Co w treningu młodego konia ma największe znaczenie???

– oczywiście relacje z koniem (zapraszam do Relacje z koniem – jak je tworzyć?)

– STOPNIOWE zwiększanie poprzeczki. Możesz dodać tylko tyle, ile koń da radę emocjonalnie unieść! To wielki błąd ludzki – mamy swój plan i go wykonujemy (dzisiaj to, jutro tamto). BZDURA. Masz obserwować konia i dopasowywać trudność do jego stanu emocjonalnego, do JEGO GOTOWOŚCI!

– pokora – lepiej cofnąć się 3 kroki, niż pójść za daleko. TRENINGI MUSZĄ być krótkie. Koń musi mieć czas na „przemyślenie”, a Ty – człowieku – schowaj ambicje do kieszeni.

– TWÓJ SPOKÓJ, pewność tego, że wiesz co robisz. To temat rzeka – tyle ludzi chce trenować konie, ale naprawdę nie są do tego przygotowani. SPÓJNOŚĆ to słowo klucz. Jeśli TY jesteś niespójny, zapomnij o tym, by koń się połapał w tym co powinien zrobić. Nie łudź się, że zasłonisz czymś swój strach, niepewność, bicie serce.

Dlaczego tyle koni ma problemy behawioralne? Dlaczego tak wiele koni choruje? Dlaczego tak wiele koni ma narowy?
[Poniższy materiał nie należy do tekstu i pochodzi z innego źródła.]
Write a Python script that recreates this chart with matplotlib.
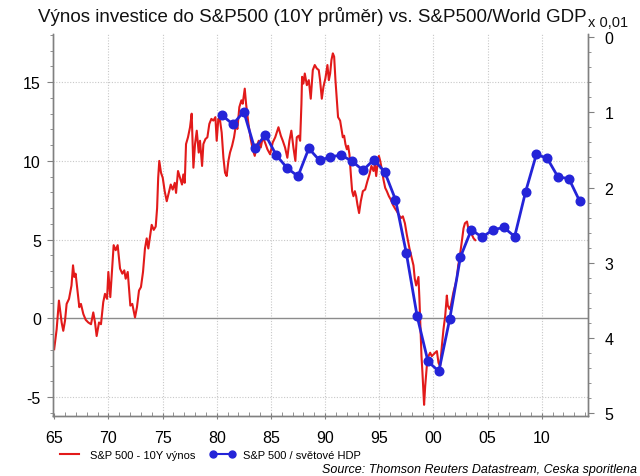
import matplotlib
matplotlib.use("Agg")
import matplotlib.pyplot as plt
from matplotlib.lines import Line2D
from matplotlib.ticker import MultipleLocator

plt.rcParams['font.family'] = ['Liberation Sans', 'DejaVu Sans']
plt.rcParams['axes.unicode_minus'] = False

# ---- data ----
red_years = [
    1965.0, 1965.23, 1965.44, 1965.69, 1965.84, 1966.0, 1966.15, 1966.37, 1966.6, 1966.74,
    1966.86, 1966.98, 1967.17, 1967.32, 1967.47, 1967.69, 1967.91, 1968.15, 1968.4, 1968.61,
    1968.77, 1968.92, 1969.14, 1969.32, 1969.53, 1969.69, 1969.88, 1970.0, 1970.18, 1970.31,
    1970.49, 1970.68, 1970.86, 1971.08, 1971.29, 1971.47, 1971.6, 1971.79, 1971.91, 1972.03,
    1972.21, 1972.46, 1972.64, 1972.83, 1973.01, 1973.2, 1973.38, 1973.54, 1973.69, 1973.87,
    1974.0, 1974.19, 1974.37, 1974.5, 1974.6, 1974.7, 1974.86, 1975.02, 1975.2, 1975.39,
    1975.57, 1975.76, 1975.94, 1976.13, 1976.25, 1976.43, 1976.62, 1976.8, 1976.92, 1977.05,
    1977.17, 1977.35, 1977.54, 1977.69, 1977.85, 1978.0, 1978.16, 1978.34, 1978.46, 1978.65,
    1978.77, 1978.96, 1979.14, 1979.32, 1979.51, 1979.69, 1979.88, 1980.0, 1980.15, 1980.31,
    1980.46, 1980.62, 1980.77, 1980.92, 1981.08, 1981.23, 1981.42, 1981.6, 1981.79, 1981.91,
    1982.09, 1982.28, 1982.4, 1982.59, 1982.71, 1982.93, 1983.14, 1983.33, 1983.51, 1983.7,
    1983.88, 1984.07, 1984.25, 1984.46, 1984.68, 1984.93, 1985.17, 1985.4, 1985.7, 1985.92,
    1986.1, 1986.31, 1986.52, 1986.71, 1986.89, 1987.08, 1987.26, 1987.39, 1987.57, 1987.7,
    1987.82, 1987.88, 1988.0, 1988.13, 1988.32, 1988.5, 1988.68, 1988.87, 1989.05, 1989.24,
    1989.42, 1989.54, 1989.7, 1989.85, 1990.03, 1990.22, 1990.35, 1990.47, 1990.59, 1990.72,
    1990.84, 1990.96, 1991.09, 1991.2, 1991.39, 1991.51, 1991.64, 1991.76, 1991.88, 1992.01,
    1992.13, 1992.25, 1992.38, 1992.5, 1992.62, 1992.75, 1992.87, 1992.99, 1993.14, 1993.3,
    1993.49, 1993.7, 1993.91, 1994.1, 1994.28, 1994.47, 1994.6, 1994.72, 1994.84, 1994.97,
    1995.09, 1995.24, 1995.39, 1995.55, 1995.7, 1995.89, 1996.07, 1996.26, 1996.44, 1996.63,
    1996.81, 1997.0, 1997.18, 1997.37, 1997.55, 1997.79, 1997.97, 1998.16, 1998.28, 1998.41,
    1998.53, 1998.62, 1998.71, 1998.8, 1998.9, 1998.99, 1999.08, 1999.14, 1999.24, 1999.39,
    1999.54, 1999.7, 1999.85, 2000.0, 2000.16, 2000.32, 2000.47, 2000.62, 2000.78, 2000.93,
    2001.09, 2001.24, 2001.33, 2001.48, 2001.61, 2001.73, 2001.85, 2002.01, 2002.16, 2002.29,
    2002.41, 2002.54, 2002.66, 2002.78, 2002.91, 2003.1, 2003.25, 2003.4, 2003.56, 2003.71,
    2003.86,
]
red_values = [
    -1.96, -0.69, 1.13, -0.26, -0.79, -0.15, 0.92, 1.24, 2.09, 3.37,
    2.63, 2.84, 1.67, 0.71, 0.92, 0.28, -0.09, -0.26, -0.37, 0.38,
    -0.26, -1.12, -0.26, -0.37, 1.03, 1.56, 1.24, 2.95, 1.35, 2.73,
    4.65, 4.33, 4.65, 3.16, 2.84, 3.05, 2.52, 2.95, 1.88, 0.81,
    0.92, 0.06, 0.71, 1.77, 1.99, 2.95, 4.44, 5.08, 4.44, 5.29,
    5.94, 5.62, 5.83, 7.0, 8.93, 10.0, 9.25, 8.93, 8.08, 7.44,
    7.97, 8.5, 8.18, 8.61, 7.97, 9.36, 8.93, 8.5, 9.14, 8.61,
    11.07, 11.5, 12.14, 13.0, 9.57, 11.07, 11.92, 10.53, 11.28, 9.68,
    11.07, 11.39, 11.5, 12.35, 12.67, 12.56, 12.78, 11.28, 12.67, 12.56,
    11.8, 10.2, 9.25, 9.04, 10.0, 10.53, 10.96, 11.5, 12.35, 12.03,
    13.42, 13.85, 13.63, 14.59, 13.63, 12.35, 11.39, 10.74, 10.32, 10.96,
    11.28, 10.85, 11.5, 11.17, 10.74, 10.42, 11.17, 11.5, 12.14, 11.6,
    11.28, 10.85, 10.2, 11.28, 11.92, 10.85, 10.0, 11.5, 11.6, 11.28,
    13.63, 15.34, 14.91, 15.55, 14.81, 15.13, 13.95, 15.77, 16.09, 15.87,
    15.77, 15.13, 13.95, 14.7, 15.23, 16.09, 15.13, 15.55, 16.41, 16.83,
    16.62, 15.13, 13.85, 12.78, 12.56, 12.03, 11.5, 11.6, 11.07, 10.74,
    10.96, 10.42, 9.14, 8.08, 7.76, 8.08, 7.76, 7.22, 6.69, 7.44,
    8.08, 8.18, 8.72, 9.14, 9.68, 9.36, 9.78, 9.04, 9.78, 10.32,
    10.0, 9.46, 8.82, 8.29, 8.08, 7.76, 7.54, 7.22, 7.0, 6.8,
    6.58, 6.37, 6.48, 6.04, 5.3, 4.44, 3.91, 3.37, 2.52, 2.09,
    2.41, 2.63, 1.24, -0.47, -2.4, -3.46, -4.74, -5.49, -4.32, -3.04,
    -2.4, -2.18, -2.4, -2.29, -2.18, -2.08, -2.82, -3.04, -1.76, -0.69,
    0.17, 1.45, 0.81, 0.6, 0.81, 1.24, 1.67, 2.09, 2.52, 3.37,
    3.8, 4.44, 5.08, 5.72, 6.04, 6.15, 5.62, 5.51, 5.3, 5.08,
    4.97,
]

blue_years = [
    1980.5, 1981.5, 1982.5, 1983.5, 1984.5, 1985.5, 1986.5, 1987.5, 1988.5, 1989.5,
    1990.5, 1991.5, 1992.5, 1993.5, 1994.5, 1995.5, 1996.5, 1997.5, 1998.5, 1999.5,
    2000.5, 2001.5, 2002.5, 2003.5, 2004.5, 2005.5, 2006.5, 2007.5, 2008.5, 2009.5,
    2010.5, 2011.5, 2012.5, 2013.5,
]
blue_values = [
    1.04, 1.16, 0.99, 1.48, 1.30, 1.57, 1.74, 1.85, 1.48, 1.64,
    1.59, 1.57, 1.65, 1.77, 1.63, 1.79, 2.16, 2.87, 3.71, 4.31,
    4.44, 3.75, 2.92, 2.56, 2.66, 2.56, 2.53, 2.65, 2.06, 1.56,
    1.61, 1.86, 1.88, 2.18,
]

x_ticks = [1965, 1970, 1975, 1980, 1985, 1990, 1995, 2000, 2005, 2010]
x_labels = ['65', '70', '75', '80', '85', '90', '95', '00', '05', '10']
left_ticks = [-5, 0, 5, 10, 15]
right_ticks = [0, 1, 2, 3, 4, 5]

title = "Výnos investice do S&P500 (10Y průměr) vs. S&P500/World GDP"
red_label = "S&P 500 - 10Y výnos"
blue_label = "S&P 500 / světové HDP"
source = "Source: Thomson Reuters Datastream, Ceska sporitlena"

RED = '#e21a1a'
BLUE = '#2424d8'
SPINE = '#808080'

fig = plt.figure(figsize=(6.4, 4.77), dpi=100)
ax = fig.add_axes([53.3 / 640, 1 - 416.7 / 477, (587.7 - 53.3) / 640, (416.7 - 35) / 477])
ax2 = ax.twinx()

ax.set_xlim(1964.92, 2014.24)
ax.set_ylim(-6.18, 18.06)
ax2.set_ylim(5.03, -0.04)

# grid
for xt in x_ticks[1:]:
    ax.axvline(xt, color='#c8c8c8', lw=0.8, ls=(0, (1, 1.5)), zorder=0)
for yt in left_ticks:
    if yt == 0:
        ax.axhline(0, color='#8c8c8c', lw=1.0, zorder=0.5)
    else:
        ax.axhline(yt, color='#c8c8c8', lw=0.8, ls=(0, (1, 1.5)), zorder=0)

ax.plot(red_years, red_values, color=RED, lw=1.5, zorder=2)
ax2.plot(blue_years, blue_values, color=BLUE, lw=2.0, marker='o', ms=6.2, zorder=3)

# ticks
ax.set_xticks(x_ticks)
ax.set_xticklabels(x_labels)
ax.xaxis.set_minor_locator(MultipleLocator(1))
ax.set_yticks(left_ticks)
ax.yaxis.set_minor_locator(MultipleLocator(1))
ax2.set_yticks(right_ticks)
ax2.yaxis.set_minor_locator(MultipleLocator(0.2))

ax.tick_params(axis='x', which='major', direction='inout', length=5, width=0.8, color=SPINE,
               labelsize=11.5, pad=8)
ax.tick_params(axis='x', which='minor', direction='in', length=3, width=0.6, color=SPINE)
ax.tick_params(axis='y', which='major', direction='out', length=4, width=0.8, color=SPINE,
               labelsize=11.5, pad=5)
ax.tick_params(axis='y', which='minor', direction='out', length=2, width=0.6, color=SPINE)
ax2.tick_params(axis='y', which='major', direction='out', length=4, width=0.8, color=SPINE,
                labelsize=11.5, pad=8)
ax2.tick_params(axis='y', which='minor', direction='out', length=2, width=0.6, color=SPINE)

for a in (ax, ax2):
    a.spines['top'].set_visible(False)
    for s in ('left', 'right', 'bottom'):
        a.spines[s].set_color(SPINE)
        a.spines[s].set_linewidth(1.0)

# texts
fig.text(312 / 640, 1 - 17 / 477, title, ha='center', va='center', fontsize=13.5,
         color='#111111')
fig.text(588 / 640, 1 - 23 / 477, 'x 0,01', ha='left', va='center', fontsize=10.5,
         color='#111111')

handles = [Line2D([], [], color=RED, lw=1.5),
           Line2D([], [], color=BLUE, lw=1.5, marker='o', ms=5)]
fig.legend(handles, [red_label, blue_label], loc='center left',
           bbox_to_anchor=(57 / 640, 1 - 456 / 477), ncol=2, frameon=False,
           fontsize=8, numpoints=2, handlelength=2.3, handletextpad=0.7,
           columnspacing=1.3, borderpad=0, borderaxespad=0)
fig.text(637 / 640, 1 - 470 / 477, source, ha='right', va='center', fontsize=9,
         style='italic')

fig.savefig('out.png', dpi=100)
Uwierz mi – problem jest w człowieku. Braku jego świadomości. Braku jego umiejętności w poprowadzeniu konia, w treningu konia. Trening konia zaczyna się długo przed tym jak wsiądziemy w siodło! Im więcej przepracujesz z ziemi, tym mniej pracy w siodle!